Written exercise: Extract the data exactly, missing nothing.

Provided material:
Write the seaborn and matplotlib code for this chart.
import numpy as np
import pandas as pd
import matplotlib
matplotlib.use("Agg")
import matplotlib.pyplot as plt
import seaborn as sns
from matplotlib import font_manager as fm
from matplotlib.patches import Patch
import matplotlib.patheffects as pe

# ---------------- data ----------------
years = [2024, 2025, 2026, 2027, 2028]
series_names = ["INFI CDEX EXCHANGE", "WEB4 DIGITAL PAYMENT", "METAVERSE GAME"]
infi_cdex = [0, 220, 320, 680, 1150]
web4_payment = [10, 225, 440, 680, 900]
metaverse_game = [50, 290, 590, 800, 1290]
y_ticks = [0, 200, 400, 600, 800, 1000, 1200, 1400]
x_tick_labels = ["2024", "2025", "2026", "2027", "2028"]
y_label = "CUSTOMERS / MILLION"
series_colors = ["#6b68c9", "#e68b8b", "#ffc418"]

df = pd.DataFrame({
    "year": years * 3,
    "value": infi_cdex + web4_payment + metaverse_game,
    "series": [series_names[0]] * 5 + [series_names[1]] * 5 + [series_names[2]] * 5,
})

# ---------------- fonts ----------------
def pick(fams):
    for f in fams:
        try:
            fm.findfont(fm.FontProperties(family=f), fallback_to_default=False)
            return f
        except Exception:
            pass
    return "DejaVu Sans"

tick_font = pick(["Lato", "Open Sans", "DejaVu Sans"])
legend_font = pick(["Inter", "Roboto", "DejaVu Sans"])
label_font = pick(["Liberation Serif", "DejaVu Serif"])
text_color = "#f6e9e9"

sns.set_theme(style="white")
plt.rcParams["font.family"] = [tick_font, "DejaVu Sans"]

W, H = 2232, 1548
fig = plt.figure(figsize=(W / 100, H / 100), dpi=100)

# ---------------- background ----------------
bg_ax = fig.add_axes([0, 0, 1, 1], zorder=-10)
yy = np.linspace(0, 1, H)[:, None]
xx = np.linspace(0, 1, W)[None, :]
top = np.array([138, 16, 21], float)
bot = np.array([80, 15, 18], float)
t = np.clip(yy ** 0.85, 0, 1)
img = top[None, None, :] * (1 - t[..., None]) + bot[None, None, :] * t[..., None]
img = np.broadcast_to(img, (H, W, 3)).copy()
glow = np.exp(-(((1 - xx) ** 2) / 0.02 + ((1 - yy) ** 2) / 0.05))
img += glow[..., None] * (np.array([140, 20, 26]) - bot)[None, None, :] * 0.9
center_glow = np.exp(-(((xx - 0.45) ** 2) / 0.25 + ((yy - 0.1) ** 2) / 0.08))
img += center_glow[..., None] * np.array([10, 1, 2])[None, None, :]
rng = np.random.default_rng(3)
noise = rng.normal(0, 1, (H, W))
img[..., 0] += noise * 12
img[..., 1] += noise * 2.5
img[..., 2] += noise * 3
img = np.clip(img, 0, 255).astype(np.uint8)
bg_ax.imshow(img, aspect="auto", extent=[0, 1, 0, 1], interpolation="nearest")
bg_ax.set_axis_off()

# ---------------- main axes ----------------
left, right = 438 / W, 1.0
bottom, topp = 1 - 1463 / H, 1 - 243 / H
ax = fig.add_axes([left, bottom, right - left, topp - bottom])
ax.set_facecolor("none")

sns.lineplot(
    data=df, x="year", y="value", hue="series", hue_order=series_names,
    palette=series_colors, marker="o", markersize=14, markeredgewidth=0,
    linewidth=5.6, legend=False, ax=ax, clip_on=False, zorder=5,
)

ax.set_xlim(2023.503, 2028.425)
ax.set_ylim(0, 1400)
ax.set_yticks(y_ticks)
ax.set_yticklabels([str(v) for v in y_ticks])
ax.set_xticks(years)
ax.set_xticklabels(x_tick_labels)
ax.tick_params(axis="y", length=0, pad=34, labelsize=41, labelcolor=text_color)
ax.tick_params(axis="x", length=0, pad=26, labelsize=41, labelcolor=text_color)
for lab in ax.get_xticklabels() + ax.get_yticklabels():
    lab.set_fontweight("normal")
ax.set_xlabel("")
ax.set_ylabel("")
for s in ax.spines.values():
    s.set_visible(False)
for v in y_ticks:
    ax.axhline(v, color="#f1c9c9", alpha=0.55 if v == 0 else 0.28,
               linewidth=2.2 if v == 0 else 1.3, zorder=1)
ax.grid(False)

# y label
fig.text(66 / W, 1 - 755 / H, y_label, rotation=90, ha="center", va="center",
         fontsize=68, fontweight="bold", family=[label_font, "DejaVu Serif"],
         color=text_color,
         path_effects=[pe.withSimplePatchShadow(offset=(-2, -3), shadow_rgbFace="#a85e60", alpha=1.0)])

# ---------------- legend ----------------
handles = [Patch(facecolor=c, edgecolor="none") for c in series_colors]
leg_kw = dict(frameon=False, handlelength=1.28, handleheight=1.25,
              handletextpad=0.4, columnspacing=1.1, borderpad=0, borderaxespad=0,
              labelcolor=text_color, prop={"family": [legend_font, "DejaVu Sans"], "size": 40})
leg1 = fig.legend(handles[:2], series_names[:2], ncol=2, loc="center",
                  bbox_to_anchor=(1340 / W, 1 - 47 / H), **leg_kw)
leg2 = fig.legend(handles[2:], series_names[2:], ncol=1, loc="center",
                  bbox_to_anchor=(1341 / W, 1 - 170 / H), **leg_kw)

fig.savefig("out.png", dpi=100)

Result of this task:
Write the seaborn and matplotlib code for this chart.
import numpy as np
import pandas as pd
import matplotlib
matplotlib.use("Agg")
import matplotlib.pyplot as plt
import seaborn as sns
from matplotlib import font_manager as fm
from matplotlib.patches import Patch
import matplotlib.patheffects as pe

# ---------------- data ----------------
years = [2024, 2025, 2026, 2027, 2028]
series_names = ["INFI CDEX EXCHANGE", "WEB4 DIGITAL PAYMENT", "METAVERSE GAME"]
infi_cdex = [0, 220, 320, 680, 1150]
web4_payment = [10, 225, 440, 680, 900]
metaverse_game = [50, 290, 590, 800, 1290]
y_ticks = [0, 200, 400, 600, 800, 1000, 1200, 1400]
x_tick_labels = ["2024", "2025", "2026", "2027", "2028"]
y_label = "CUSTOMERS / MILLION"
series_colors = ["#6b68c9", "#e68b8b", "#ffc418"]

df = pd.DataFrame({
    "year": years * 3,
    "value": infi_cdex + web4_payment + metaverse_game,
    "series": [series_names[0]] * 5 + [series_names[1]] * 5 + [series_names[2]] * 5,
})

# ---------------- fonts ----------------
def pick(fams):
    for f in fams:
        try:
            fm.findfont(fm.FontProperties(family=f), fallback_to_default=False)
            return f
        except Exception:
            pass
    return "DejaVu Sans"

tick_font = pick(["Lato", "Open Sans", "DejaVu Sans"])
legend_font = pick(["Inter", "Roboto", "DejaVu Sans"])
label_font = pick(["Liberation Serif", "DejaVu Serif"])
text_color = "#f6e9e9"

sns.set_theme(style="white")
plt.rcParams["font.family"] = [tick_font, "DejaVu Sans"]

W, H = 2232, 1548
fig = plt.figure(figsize=(W / 100, H / 100), dpi=100)

# ---------------- background ----------------
bg_ax = fig.add_axes([0, 0, 1, 1], zorder=-10)
yy = np.linspace(0, 1, H)[:, None]
xx = np.linspace(0, 1, W)[None, :]
top = np.array([138, 16, 21], float)
bot = np.array([80, 15, 18], float)
t = np.clip(yy ** 0.85, 0, 1)
img = top[None, None, :] * (1 - t[..., None]) + bot[None, None, :] * t[..., None]
img = np.broadcast_to(img, (H, W, 3)).copy()
glow = np.exp(-(((1 - xx) ** 2) / 0.02 + ((1 - yy) ** 2) / 0.05))
img += glow[..., None] * (np.array([140, 20, 26]) - bot)[None, None, :] * 0.9
center_glow = np.exp(-(((xx - 0.45) ** 2) / 0.25 + ((yy - 0.1) ** 2) / 0.08))
img += center_glow[..., None] * np.array([10, 1, 2])[None, None, :]
rng = np.random.default_rng(3)
noise = rng.normal(0, 1, (H, W))
img[..., 0] += noise * 12
img[..., 1] += noise * 2.5
img[..., 2] += noise * 3
img = np.clip(img, 0, 255).astype(np.uint8)
bg_ax.imshow(img, aspect="auto", extent=[0, 1, 0, 1], interpolation="nearest")
bg_ax.set_axis_off()

# ---------------- main axes ----------------
left, right = 438 / W, 1.0
bottom, topp = 1 - 1463 / H, 1 - 243 / H
ax = fig.add_axes([left, bottom, right - left, topp - bottom])
ax.set_facecolor("none")

sns.lineplot(
    data=df, x="year", y="value", hue="series", hue_order=series_names,
    palette=series_colors, marker="o", markersize=14, markeredgewidth=0,
    linewidth=5.6, legend=False, ax=ax, clip_on=False, zorder=5,
)

ax.set_xlim(2023.503, 2028.425)
ax.set_ylim(0, 1400)
ax.set_yticks(y_ticks)
ax.set_yticklabels([str(v) for v in y_ticks])
ax.set_xticks(years)
ax.set_xticklabels(x_tick_labels)
ax.tick_params(axis="y", length=0, pad=34, labelsize=41, labelcolor=text_color)
ax.tick_params(axis="x", length=0, pad=26, labelsize=41, labelcolor=text_color)
for lab in ax.get_xticklabels() + ax.get_yticklabels():
    lab.set_fontweight("normal")
ax.set_xlabel("")
ax.set_ylabel("")
for s in ax.spines.values():
    s.set_visible(False)
for v in y_ticks:
    ax.axhline(v, color="#f1c9c9", alpha=0.55 if v == 0 else 0.28,
               linewidth=2.2 if v == 0 else 1.3, zorder=1)
ax.grid(False)

# y label
fig.text(66 / W, 1 - 755 / H, y_label, rotation=90, ha="center", va="center",
         fontsize=68, fontweight="bold", family=[label_font, "DejaVu Serif"],
         color=text_color,
         path_effects=[pe.withSimplePatchShadow(offset=(-2, -3), shadow_rgbFace="#a85e60", alpha=1.0)])

# ---------------- legend ----------------
handles = [Patch(facecolor=c, edgecolor="none") for c in series_colors]
leg_kw = dict(frameon=False, handlelength=1.28, handleheight=1.25,
              handletextpad=0.4, columnspacing=1.1, borderpad=0, borderaxespad=0,
              labelcolor=text_color, prop={"family": [legend_font, "DejaVu Sans"], "size": 40})
leg1 = fig.legend(handles[:2], series_names[:2], ncol=2, loc="center",
                  bbox_to_anchor=(1340 / W, 1 - 47 / H), **leg_kw)
leg2 = fig.legend(handles[2:], series_names[2:], ncol=1, loc="center",
                  bbox_to_anchor=(1341 / W, 1 - 170 / H), **leg_kw)

fig.savefig("out.png", dpi=100)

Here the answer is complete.